>> begin
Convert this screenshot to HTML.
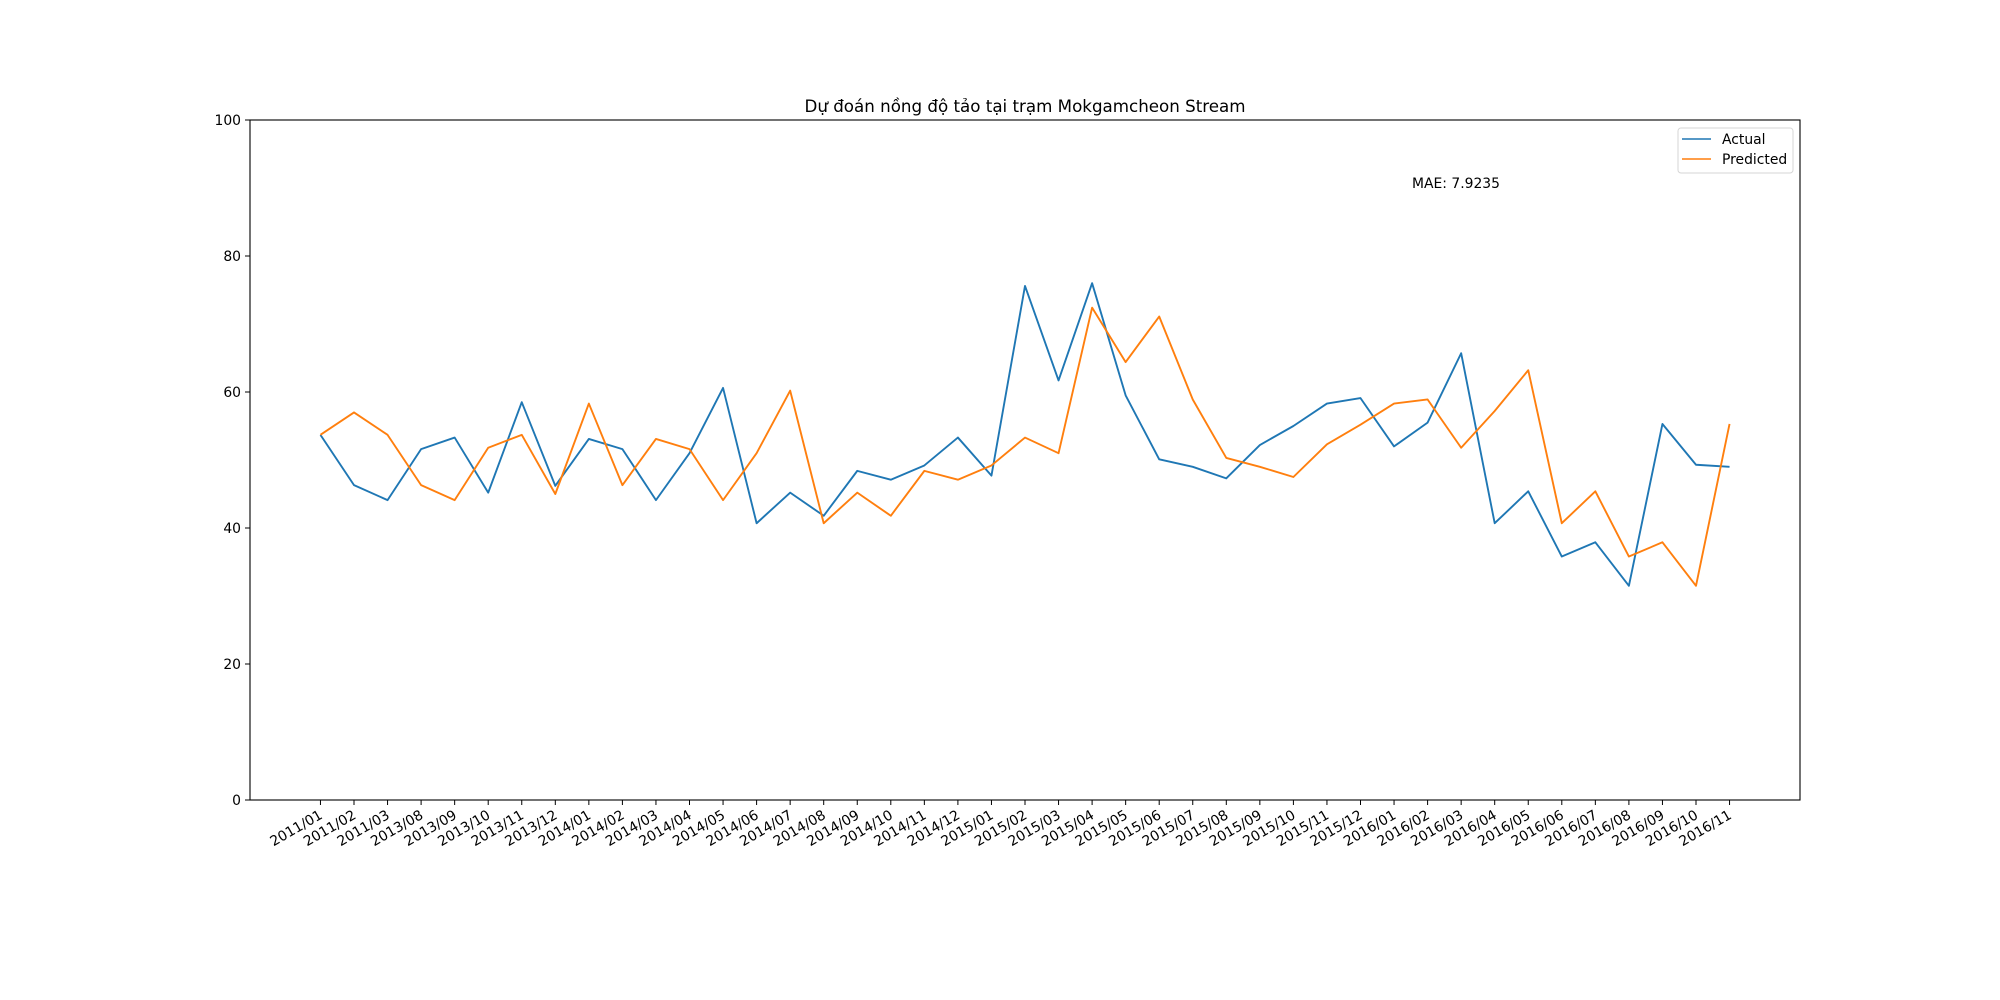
<!DOCTYPE html>
<html><head><meta charset="utf-8"><style>
body{margin:0;background:#fff;}
svg{display:block;font-family:"DejaVu Sans","Liberation Sans","Noto Sans CJK SC",sans-serif;}
</style></head><body>
<svg id="chart" width="2000" height="1000" xmlns="http://www.w3.org/2000/svg">
<rect width="2000" height="1000" fill="#fff"/>
<text x="1025" y="112" font-size="16.7" text-anchor="middle">Dự đoán nồng độ tảo tại trạm Mokgamcheon Stream</text>
<g id="grid"></g>
<g id="series"></g>
<rect x="250" y="120" width="1550" height="680" fill="none" stroke="#000" stroke-width="1.1"/>
<text x="1412" y="188" font-size="13.9">MAE: 7.9235</text>
<g>
<rect x="1678" y="128" width="115" height="45" rx="3" fill="#fff" fill-opacity="0.8" stroke="#d6d6d6"/>
<line x1="1682" y1="139" x2="1711" y2="139" stroke="#1f77b4" stroke-width="1.5"/>
<text x="1722" y="144" font-size="13.9">Actual</text>
<line x1="1682" y1="159" x2="1711" y2="159" stroke="#ff7f0e" stroke-width="1.5"/>
<text x="1722" y="164" font-size="13.9">Predicted</text>
</g>
</svg>
<script>
const categories=["2011/01","2011/02","2011/03","2013/08","2013/09","2013/10","2013/11","2013/12","2014/01","2014/02","2014/03","2014/04","2014/05","2014/06","2014/07","2014/08","2014/09","2014/10","2014/11","2014/12","2015/01","2015/02","2015/03","2015/04","2015/05","2015/06","2015/07","2015/08","2015/09","2015/10","2015/11","2015/12","2016/01","2016/02","2016/03","2016/04","2016/05","2016/06","2016/07","2016/08","2016/09","2016/10","2016/11"];
const actual=[53.7,46.3,44.1,51.6,53.3,45.2,58.5,46.2,53.1,51.6,44.1,51.0,60.6,40.7,45.2,41.8,48.4,47.1,49.2,53.3,47.7,75.6,61.7,76.0,59.5,50.1,49.0,47.3,52.2,55.0,58.3,59.1,52.0,55.5,65.7,40.7,45.4,35.8,37.9,31.5,55.3,49.3,49.0];
const predicted=[53.7,57.0,53.7,46.3,44.1,51.8,53.7,45.0,58.3,46.3,53.1,51.6,44.1,51.0,60.2,40.7,45.2,41.8,48.4,47.1,49.2,53.3,51.0,72.4,64.4,71.1,58.9,50.3,49.0,47.5,52.3,55.2,58.3,58.9,51.8,57.2,63.2,40.7,45.4,35.8,37.9,31.5,55.3];
const yTicks=[0,20,40,60,80,100];
const NS="http://www.w3.org/2000/svg";
const L=250,R=1800,T=120,B=800;
const n=categories.length,span=(n-1)*1.1;
function xs(i){return L+(i+(n-1)*0.05)/span*(R-L);}
function ys(v){return B-v/100*(B-T);}
const g=document.getElementById('grid'),s=document.getElementById('series');
function mk(tag,attrs,parent){const e=document.createElementNS(NS,tag);for(const k in attrs)e.setAttribute(k,attrs[k]);parent.appendChild(e);return e;}
yTicks.forEach(v=>{
 const y=ys(v);
 const t=mk('line',{x1:L-5,x2:L,y1:y,y2:y,stroke:'#000','stroke-width':1},g);
 
 
 const l=mk('text',{x:L-9,y:y+5,'font-size':13.9,'text-anchor':'end'},g);
 l.textContent=v;
 
 
});
categories.forEach((c,i)=>{
 const x=xs(i);
 const t=mk('line',{x1:x,x2:x,y1:B,y2:B+5,stroke:'#000','stroke-width':1},g);
 
 
 const l=mk('text',{transform:`translate(${x-2},${B+9}) rotate(-30)`,x:0,y:10,'font-size':13.9,'text-anchor':'end'},g);
 l.textContent=c;
 
 
});
function line(arr,color,name){
 const p=mk('polyline',{points:arr.map((v,i)=>xs(i)+','+ys(v)).join(' '),fill:'none',stroke:color,'stroke-width':1.9,'stroke-linejoin':'round'},s);
 
 
}
line(actual,'#1f77b4','actual-line');
line(predicted,'#ff7f0e','predicted-line');
</script>
</body></html>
>> end
▸ **Your goal**
Without the pictures, copy the material exactly as given.

▸ **Output below**
Convert this screenshot to HTML.
<!DOCTYPE html>
<html><head><meta charset="utf-8"><style>
body{margin:0;background:#fff;}
svg{display:block;font-family:"DejaVu Sans","Liberation Sans","Noto Sans CJK SC",sans-serif;}
</style></head><body>
<svg id="chart" width="2000" height="1000" xmlns="http://www.w3.org/2000/svg">
<rect width="2000" height="1000" fill="#fff"/>
<text x="1025" y="112" font-size="16.7" text-anchor="middle">Dự đoán nồng độ tảo tại trạm Mokgamcheon Stream</text>
<g id="grid"></g>
<g id="series"></g>
<rect x="250" y="120" width="1550" height="680" fill="none" stroke="#000" stroke-width="1.1"/>
<text x="1412" y="188" font-size="13.9">MAE: 7.9235</text>
<g>
<rect x="1678" y="128" width="115" height="45" rx="3" fill="#fff" fill-opacity="0.8" stroke="#d6d6d6"/>
<line x1="1682" y1="139" x2="1711" y2="139" stroke="#1f77b4" stroke-width="1.5"/>
<text x="1722" y="144" font-size="13.9">Actual</text>
<line x1="1682" y1="159" x2="1711" y2="159" stroke="#ff7f0e" stroke-width="1.5"/>
<text x="1722" y="164" font-size="13.9">Predicted</text>
</g>
</svg>
<script>
const categories=["2011/01","2011/02","2011/03","2013/08","2013/09","2013/10","2013/11","2013/12","2014/01","2014/02","2014/03","2014/04","2014/05","2014/06","2014/07","2014/08","2014/09","2014/10","2014/11","2014/12","2015/01","2015/02","2015/03","2015/04","2015/05","2015/06","2015/07","2015/08","2015/09","2015/10","2015/11","2015/12","2016/01","2016/02","2016/03","2016/04","2016/05","2016/06","2016/07","2016/08","2016/09","2016/10","2016/11"];
const actual=[53.7,46.3,44.1,51.6,53.3,45.2,58.5,46.2,53.1,51.6,44.1,51.0,60.6,40.7,45.2,41.8,48.4,47.1,49.2,53.3,47.7,75.6,61.7,76.0,59.5,50.1,49.0,47.3,52.2,55.0,58.3,59.1,52.0,55.5,65.7,40.7,45.4,35.8,37.9,31.5,55.3,49.3,49.0];
const predicted=[53.7,57.0,53.7,46.3,44.1,51.8,53.7,45.0,58.3,46.3,53.1,51.6,44.1,51.0,60.2,40.7,45.2,41.8,48.4,47.1,49.2,53.3,51.0,72.4,64.4,71.1,58.9,50.3,49.0,47.5,52.3,55.2,58.3,58.9,51.8,57.2,63.2,40.7,45.4,35.8,37.9,31.5,55.3];
const yTicks=[0,20,40,60,80,100];
const NS="http://www.w3.org/2000/svg";
const L=250,R=1800,T=120,B=800;
const n=categories.length,span=(n-1)*1.1;
function xs(i){return L+(i+(n-1)*0.05)/span*(R-L);}
function ys(v){return B-v/100*(B-T);}
const g=document.getElementById('grid'),s=document.getElementById('series');
function mk(tag,attrs,parent){const e=document.createElementNS(NS,tag);for(const k in attrs)e.setAttribute(k,attrs[k]);parent.appendChild(e);return e;}
yTicks.forEach(v=>{
 const y=ys(v);
 const t=mk('line',{x1:L-5,x2:L,y1:y,y2:y,stroke:'#000','stroke-width':1},g);
 
 
 const l=mk('text',{x:L-9,y:y+5,'font-size':13.9,'text-anchor':'end'},g);
 l.textContent=v;
 
 
});
categories.forEach((c,i)=>{
 const x=xs(i);
 const t=mk('line',{x1:x,x2:x,y1:B,y2:B+5,stroke:'#000','stroke-width':1},g);
 
 
 const l=mk('text',{transform:`translate(${x-2},${B+9}) rotate(-30)`,x:0,y:10,'font-size':13.9,'text-anchor':'end'},g);
 l.textContent=c;
 
 
});
function line(arr,color,name){
 const p=mk('polyline',{points:arr.map((v,i)=>xs(i)+','+ys(v)).join(' '),fill:'none',stroke:color,'stroke-width':1.9,'stroke-linejoin':'round'},s);
 
 
}
line(actual,'#1f77b4','actual-line');
line(predicted,'#ff7f0e','predicted-line');
</script>
</body></html>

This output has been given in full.